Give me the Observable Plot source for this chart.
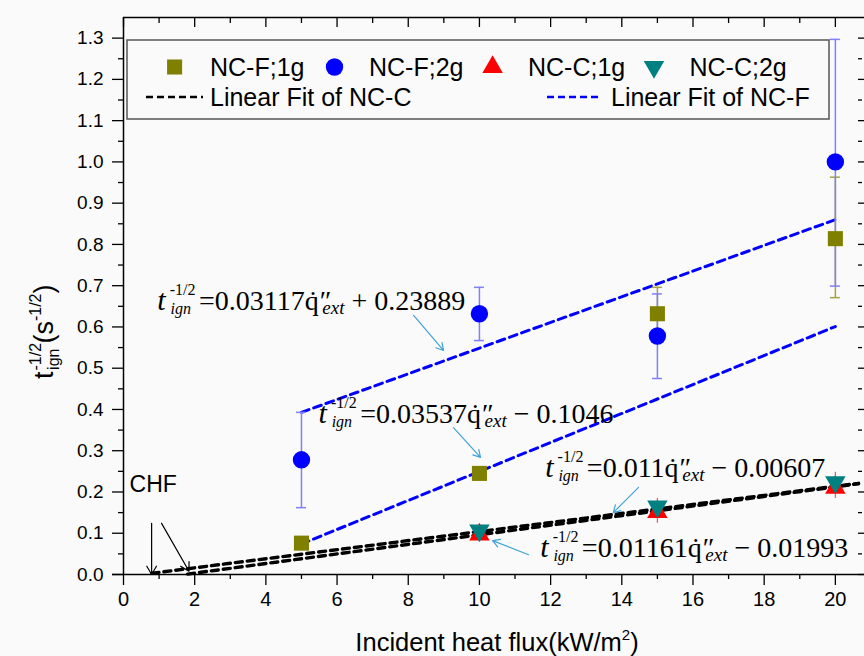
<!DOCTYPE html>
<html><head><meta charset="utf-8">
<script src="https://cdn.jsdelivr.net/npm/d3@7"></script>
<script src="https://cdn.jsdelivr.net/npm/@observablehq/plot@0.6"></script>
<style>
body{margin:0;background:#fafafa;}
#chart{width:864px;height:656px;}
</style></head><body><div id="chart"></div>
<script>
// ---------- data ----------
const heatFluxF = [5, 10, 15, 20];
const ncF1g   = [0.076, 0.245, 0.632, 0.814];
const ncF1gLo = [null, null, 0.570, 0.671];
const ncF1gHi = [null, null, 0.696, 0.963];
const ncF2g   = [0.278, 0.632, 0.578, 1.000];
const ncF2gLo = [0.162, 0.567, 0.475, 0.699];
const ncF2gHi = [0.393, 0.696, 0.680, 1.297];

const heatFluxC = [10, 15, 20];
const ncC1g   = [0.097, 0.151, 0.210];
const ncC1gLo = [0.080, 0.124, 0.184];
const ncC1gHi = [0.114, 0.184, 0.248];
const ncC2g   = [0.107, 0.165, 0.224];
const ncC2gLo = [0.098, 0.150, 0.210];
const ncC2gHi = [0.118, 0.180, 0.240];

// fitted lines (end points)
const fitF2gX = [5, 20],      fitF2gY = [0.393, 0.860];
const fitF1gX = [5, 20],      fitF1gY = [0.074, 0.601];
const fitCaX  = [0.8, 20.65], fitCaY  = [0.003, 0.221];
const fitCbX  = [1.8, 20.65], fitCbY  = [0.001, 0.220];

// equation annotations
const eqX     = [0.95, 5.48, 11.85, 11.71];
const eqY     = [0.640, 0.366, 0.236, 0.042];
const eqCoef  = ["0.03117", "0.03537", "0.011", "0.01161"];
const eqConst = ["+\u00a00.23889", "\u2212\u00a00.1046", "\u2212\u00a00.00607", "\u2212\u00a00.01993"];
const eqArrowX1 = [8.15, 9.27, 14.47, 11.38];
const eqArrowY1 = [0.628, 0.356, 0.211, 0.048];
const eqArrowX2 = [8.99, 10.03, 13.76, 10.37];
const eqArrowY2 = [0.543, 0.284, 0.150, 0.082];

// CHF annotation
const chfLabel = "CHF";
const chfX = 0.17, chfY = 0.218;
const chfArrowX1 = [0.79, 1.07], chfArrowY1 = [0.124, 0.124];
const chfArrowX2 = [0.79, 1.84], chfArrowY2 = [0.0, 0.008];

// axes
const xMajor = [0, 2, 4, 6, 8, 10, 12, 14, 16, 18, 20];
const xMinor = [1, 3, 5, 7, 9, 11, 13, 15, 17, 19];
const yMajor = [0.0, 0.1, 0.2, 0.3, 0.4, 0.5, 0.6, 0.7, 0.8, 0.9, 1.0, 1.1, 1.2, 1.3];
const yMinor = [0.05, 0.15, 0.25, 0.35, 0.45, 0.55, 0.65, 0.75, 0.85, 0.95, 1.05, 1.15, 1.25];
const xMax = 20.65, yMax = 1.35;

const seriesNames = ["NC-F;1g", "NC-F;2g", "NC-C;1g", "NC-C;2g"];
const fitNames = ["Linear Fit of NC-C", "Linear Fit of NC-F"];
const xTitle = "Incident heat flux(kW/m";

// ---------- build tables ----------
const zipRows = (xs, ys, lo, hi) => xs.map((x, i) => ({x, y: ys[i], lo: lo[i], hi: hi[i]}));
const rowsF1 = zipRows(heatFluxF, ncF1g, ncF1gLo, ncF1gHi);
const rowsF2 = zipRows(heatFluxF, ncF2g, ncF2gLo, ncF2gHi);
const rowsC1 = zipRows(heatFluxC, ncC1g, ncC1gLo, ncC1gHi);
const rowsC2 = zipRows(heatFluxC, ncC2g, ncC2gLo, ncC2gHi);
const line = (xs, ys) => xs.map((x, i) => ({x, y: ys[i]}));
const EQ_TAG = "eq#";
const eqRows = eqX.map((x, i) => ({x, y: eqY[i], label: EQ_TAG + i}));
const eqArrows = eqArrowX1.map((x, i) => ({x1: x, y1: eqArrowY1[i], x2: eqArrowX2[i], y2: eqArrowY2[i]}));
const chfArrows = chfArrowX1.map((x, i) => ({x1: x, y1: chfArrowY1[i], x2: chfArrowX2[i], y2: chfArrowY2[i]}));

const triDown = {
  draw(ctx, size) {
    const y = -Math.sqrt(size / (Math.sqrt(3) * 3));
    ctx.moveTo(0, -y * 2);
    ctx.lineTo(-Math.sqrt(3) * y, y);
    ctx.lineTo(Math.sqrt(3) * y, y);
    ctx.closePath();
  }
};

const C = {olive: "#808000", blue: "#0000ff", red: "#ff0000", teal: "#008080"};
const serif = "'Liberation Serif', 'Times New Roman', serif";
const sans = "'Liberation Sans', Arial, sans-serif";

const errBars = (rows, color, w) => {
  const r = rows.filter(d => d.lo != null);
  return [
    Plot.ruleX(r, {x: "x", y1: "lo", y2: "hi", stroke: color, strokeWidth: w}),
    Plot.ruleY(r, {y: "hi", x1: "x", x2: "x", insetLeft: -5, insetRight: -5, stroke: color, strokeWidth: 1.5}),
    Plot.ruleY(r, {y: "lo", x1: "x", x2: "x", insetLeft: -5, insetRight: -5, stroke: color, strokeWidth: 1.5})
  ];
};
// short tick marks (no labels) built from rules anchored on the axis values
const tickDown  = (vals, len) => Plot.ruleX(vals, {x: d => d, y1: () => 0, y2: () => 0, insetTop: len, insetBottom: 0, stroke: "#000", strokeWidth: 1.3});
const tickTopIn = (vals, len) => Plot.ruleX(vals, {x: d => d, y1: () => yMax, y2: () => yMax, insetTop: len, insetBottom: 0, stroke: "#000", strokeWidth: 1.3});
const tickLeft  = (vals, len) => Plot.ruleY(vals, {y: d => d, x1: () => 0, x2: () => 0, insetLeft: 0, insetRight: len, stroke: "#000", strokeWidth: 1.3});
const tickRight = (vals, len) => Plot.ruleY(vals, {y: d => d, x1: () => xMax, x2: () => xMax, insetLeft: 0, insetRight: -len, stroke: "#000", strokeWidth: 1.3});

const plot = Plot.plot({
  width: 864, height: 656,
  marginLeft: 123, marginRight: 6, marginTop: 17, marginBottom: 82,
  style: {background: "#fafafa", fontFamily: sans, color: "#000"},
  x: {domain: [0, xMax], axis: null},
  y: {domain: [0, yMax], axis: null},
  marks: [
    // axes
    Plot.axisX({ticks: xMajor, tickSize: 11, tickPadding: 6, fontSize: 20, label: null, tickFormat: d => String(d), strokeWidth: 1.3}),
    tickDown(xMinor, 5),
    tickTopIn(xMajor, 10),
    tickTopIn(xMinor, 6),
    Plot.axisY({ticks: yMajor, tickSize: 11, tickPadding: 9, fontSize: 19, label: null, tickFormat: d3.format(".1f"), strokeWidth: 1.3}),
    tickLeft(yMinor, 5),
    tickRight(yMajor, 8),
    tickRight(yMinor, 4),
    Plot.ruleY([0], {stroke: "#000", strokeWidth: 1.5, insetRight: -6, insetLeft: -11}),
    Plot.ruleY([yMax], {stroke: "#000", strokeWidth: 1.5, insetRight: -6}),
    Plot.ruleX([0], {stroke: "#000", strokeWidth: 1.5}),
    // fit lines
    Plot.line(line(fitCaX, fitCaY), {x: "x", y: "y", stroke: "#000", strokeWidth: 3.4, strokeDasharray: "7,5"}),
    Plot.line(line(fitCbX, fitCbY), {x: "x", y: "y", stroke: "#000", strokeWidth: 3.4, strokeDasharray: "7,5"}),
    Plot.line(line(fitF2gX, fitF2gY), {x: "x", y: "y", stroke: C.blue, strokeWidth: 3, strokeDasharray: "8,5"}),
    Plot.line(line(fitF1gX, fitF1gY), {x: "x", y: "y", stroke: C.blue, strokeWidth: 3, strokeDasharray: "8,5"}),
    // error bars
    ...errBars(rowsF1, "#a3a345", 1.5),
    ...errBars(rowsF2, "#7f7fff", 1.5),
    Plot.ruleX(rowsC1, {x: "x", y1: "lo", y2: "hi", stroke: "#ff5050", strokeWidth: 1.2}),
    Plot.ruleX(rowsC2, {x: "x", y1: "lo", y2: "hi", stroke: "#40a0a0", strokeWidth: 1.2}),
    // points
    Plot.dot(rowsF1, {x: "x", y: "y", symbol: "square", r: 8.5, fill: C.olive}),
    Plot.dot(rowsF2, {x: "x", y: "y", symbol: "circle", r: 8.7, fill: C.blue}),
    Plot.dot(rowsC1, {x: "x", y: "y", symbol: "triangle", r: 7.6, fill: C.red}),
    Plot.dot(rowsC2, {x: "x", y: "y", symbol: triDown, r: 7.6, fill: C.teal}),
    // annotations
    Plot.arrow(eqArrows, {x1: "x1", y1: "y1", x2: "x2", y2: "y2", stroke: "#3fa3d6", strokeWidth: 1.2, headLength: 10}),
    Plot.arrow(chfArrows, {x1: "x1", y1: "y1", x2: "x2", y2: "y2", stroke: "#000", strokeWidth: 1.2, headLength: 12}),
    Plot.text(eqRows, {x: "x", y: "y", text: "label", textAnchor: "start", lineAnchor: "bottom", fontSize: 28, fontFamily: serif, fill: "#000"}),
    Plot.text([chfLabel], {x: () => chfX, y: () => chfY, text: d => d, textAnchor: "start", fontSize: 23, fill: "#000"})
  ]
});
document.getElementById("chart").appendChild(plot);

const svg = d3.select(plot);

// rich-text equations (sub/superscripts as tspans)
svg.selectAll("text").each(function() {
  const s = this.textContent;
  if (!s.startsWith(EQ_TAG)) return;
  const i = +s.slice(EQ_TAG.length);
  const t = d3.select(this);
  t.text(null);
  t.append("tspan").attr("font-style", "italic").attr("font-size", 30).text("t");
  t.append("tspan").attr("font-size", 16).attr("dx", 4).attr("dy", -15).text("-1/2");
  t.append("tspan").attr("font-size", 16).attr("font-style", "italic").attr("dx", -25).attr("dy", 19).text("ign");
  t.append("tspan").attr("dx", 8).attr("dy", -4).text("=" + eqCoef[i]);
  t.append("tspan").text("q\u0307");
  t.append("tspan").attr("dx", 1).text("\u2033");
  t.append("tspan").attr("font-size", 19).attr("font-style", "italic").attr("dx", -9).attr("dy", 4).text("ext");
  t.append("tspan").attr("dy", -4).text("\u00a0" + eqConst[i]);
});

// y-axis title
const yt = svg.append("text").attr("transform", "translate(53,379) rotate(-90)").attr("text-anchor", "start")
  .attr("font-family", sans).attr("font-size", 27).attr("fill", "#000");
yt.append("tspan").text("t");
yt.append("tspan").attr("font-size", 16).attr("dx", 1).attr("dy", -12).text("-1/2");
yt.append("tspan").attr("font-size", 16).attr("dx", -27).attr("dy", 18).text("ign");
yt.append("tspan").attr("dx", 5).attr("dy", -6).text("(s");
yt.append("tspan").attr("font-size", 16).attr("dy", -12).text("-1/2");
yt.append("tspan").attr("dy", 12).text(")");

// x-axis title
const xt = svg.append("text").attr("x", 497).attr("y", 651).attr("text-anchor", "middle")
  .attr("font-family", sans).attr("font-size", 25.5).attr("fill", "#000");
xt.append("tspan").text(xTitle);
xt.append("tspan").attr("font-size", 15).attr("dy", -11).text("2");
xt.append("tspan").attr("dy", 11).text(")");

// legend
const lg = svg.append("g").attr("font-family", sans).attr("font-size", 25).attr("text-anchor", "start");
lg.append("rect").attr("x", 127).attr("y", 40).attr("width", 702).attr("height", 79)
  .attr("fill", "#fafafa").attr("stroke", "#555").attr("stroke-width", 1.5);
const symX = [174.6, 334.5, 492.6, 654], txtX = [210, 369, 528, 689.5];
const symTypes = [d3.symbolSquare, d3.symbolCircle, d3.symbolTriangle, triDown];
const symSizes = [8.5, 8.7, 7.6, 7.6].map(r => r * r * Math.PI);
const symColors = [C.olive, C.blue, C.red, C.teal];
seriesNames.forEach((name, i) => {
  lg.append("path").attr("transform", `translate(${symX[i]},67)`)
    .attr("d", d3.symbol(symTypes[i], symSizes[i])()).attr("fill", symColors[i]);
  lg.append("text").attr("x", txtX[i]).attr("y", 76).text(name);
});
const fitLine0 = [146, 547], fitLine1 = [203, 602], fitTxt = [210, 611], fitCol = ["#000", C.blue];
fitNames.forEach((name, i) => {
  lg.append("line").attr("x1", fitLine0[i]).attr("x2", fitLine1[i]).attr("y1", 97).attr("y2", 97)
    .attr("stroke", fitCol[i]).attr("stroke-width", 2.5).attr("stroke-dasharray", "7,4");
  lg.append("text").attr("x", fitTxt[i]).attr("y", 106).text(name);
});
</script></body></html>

--

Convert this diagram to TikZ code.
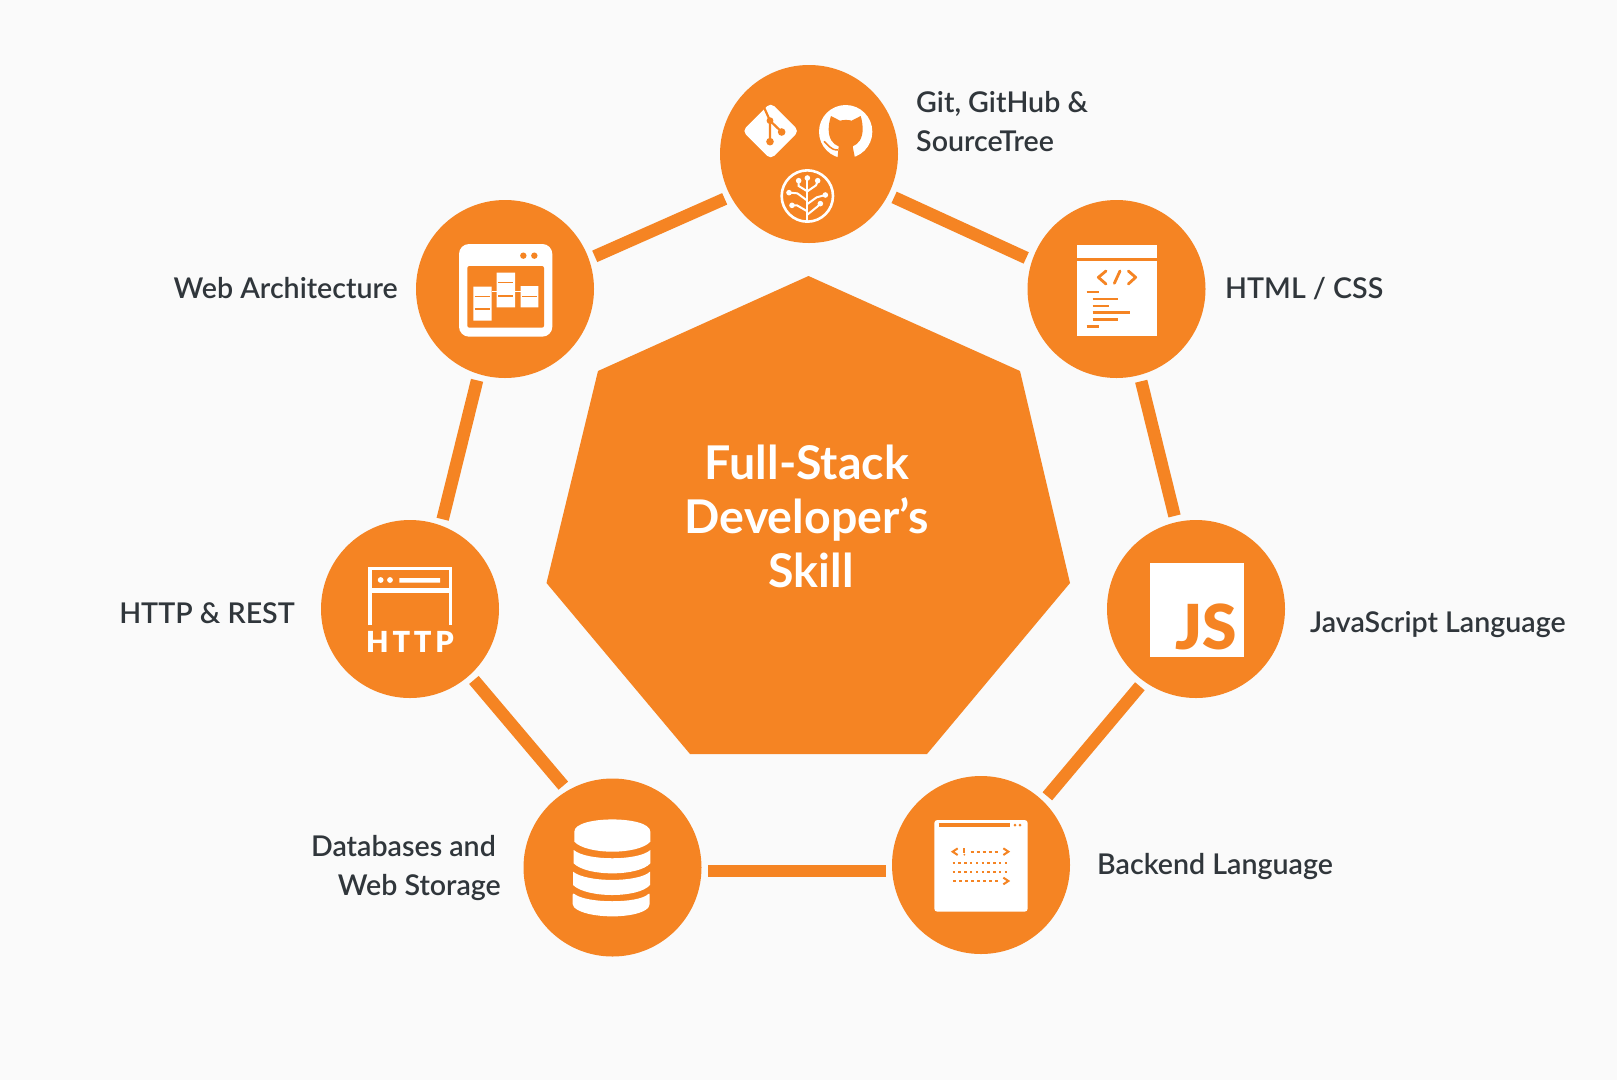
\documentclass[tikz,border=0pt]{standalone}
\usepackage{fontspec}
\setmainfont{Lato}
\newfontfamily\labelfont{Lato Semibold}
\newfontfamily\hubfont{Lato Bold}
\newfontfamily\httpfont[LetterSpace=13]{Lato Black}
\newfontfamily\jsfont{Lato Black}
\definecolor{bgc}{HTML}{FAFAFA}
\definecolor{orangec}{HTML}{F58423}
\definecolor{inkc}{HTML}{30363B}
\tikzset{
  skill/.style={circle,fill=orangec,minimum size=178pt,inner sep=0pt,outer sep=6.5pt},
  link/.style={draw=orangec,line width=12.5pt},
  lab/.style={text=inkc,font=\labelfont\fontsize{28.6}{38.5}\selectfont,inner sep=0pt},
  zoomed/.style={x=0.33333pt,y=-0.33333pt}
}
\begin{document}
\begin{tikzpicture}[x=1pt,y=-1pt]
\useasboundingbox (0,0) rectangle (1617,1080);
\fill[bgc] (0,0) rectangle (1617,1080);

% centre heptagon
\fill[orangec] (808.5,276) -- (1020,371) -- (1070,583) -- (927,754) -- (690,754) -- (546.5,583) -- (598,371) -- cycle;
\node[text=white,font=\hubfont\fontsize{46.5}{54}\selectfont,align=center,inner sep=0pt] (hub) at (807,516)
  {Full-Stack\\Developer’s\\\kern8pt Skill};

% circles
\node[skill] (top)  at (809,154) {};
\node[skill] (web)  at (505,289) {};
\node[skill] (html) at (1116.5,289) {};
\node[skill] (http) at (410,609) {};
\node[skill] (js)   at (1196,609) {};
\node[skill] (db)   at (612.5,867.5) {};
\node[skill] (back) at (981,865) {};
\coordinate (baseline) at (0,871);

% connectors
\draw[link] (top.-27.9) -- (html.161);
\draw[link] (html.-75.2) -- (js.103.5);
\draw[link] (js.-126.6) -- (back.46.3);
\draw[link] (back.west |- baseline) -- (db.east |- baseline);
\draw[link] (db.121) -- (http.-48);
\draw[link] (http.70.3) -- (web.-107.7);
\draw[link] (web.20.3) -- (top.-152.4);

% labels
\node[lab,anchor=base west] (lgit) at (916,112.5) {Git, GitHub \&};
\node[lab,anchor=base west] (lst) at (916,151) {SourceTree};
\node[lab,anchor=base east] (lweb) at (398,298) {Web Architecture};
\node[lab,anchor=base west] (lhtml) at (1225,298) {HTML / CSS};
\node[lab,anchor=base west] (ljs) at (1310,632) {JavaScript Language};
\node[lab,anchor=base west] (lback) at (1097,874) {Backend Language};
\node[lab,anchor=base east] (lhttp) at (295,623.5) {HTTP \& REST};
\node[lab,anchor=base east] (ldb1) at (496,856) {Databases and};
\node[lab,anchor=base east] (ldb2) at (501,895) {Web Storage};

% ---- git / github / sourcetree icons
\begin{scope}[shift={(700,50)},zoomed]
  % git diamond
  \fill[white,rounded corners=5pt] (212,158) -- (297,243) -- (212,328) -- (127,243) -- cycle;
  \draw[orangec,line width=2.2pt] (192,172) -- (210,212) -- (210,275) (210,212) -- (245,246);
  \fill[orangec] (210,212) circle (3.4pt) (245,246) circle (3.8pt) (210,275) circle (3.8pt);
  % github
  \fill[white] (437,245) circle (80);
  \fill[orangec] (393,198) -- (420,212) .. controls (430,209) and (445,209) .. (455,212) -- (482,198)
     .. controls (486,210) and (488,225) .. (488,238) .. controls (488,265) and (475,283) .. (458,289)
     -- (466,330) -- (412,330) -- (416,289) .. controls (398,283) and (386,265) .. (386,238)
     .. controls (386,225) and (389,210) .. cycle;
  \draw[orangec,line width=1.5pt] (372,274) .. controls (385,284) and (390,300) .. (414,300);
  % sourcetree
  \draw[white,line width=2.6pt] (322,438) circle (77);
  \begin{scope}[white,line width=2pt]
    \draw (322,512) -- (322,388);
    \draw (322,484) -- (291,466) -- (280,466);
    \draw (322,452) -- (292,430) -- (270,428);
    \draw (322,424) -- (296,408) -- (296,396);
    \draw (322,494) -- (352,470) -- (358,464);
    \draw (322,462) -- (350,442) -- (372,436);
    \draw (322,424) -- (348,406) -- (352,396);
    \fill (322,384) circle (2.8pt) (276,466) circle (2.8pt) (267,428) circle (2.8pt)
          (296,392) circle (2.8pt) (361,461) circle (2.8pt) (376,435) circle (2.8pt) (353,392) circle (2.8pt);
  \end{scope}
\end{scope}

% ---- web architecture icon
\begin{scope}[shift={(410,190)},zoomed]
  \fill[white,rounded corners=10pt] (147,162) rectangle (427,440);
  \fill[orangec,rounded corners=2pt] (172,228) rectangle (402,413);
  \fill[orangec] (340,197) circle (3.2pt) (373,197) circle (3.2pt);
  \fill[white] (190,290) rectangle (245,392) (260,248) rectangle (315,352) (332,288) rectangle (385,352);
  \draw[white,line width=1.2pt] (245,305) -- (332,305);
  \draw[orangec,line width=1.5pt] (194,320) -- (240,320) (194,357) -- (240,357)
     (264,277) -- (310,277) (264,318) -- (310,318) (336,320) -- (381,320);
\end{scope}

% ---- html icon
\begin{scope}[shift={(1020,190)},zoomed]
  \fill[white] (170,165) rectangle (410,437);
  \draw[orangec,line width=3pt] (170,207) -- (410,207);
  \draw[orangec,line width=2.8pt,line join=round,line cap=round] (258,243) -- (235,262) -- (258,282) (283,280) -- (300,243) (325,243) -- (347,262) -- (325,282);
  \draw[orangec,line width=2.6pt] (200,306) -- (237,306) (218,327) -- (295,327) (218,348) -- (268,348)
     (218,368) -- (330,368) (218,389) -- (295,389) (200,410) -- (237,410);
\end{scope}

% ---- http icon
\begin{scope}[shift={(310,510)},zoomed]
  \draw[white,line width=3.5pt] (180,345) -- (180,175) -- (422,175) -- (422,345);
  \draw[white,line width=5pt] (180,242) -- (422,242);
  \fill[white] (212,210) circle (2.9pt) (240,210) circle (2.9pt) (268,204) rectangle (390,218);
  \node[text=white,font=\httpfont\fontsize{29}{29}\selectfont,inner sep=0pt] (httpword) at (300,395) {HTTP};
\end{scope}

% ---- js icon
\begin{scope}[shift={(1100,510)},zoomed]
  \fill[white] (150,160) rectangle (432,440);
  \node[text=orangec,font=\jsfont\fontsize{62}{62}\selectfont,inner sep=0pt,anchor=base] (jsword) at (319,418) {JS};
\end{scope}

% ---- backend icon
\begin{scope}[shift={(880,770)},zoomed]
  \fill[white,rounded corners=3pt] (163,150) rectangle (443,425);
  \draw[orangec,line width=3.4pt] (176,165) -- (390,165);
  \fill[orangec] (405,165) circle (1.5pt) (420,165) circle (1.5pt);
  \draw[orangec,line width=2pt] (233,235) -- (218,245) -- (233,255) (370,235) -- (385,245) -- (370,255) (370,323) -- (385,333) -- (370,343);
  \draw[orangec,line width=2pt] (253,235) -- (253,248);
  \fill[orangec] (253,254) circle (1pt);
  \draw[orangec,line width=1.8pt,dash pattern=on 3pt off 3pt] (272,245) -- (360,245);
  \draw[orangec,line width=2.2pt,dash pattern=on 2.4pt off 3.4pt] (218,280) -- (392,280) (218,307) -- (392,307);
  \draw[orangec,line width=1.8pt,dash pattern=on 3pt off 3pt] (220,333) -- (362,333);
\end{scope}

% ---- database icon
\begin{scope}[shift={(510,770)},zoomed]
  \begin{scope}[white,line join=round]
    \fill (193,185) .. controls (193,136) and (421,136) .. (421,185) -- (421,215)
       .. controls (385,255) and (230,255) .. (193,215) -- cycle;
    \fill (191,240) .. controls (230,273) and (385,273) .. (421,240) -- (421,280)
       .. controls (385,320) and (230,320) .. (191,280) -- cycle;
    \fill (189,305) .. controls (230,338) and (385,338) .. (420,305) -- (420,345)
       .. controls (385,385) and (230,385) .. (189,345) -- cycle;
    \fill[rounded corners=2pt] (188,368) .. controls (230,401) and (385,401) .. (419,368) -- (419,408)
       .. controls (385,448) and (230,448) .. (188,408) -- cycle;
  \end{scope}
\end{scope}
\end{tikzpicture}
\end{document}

### [Goal]
Look through the entries above and list every line containing "chart".

### [Result for this task]
Give me the Observable Plot source for this chart.
#chart{width:864px;height:656px;}
</style></head><body><div id="chart"></div>
document.getElementById("chart").appendChild(plot);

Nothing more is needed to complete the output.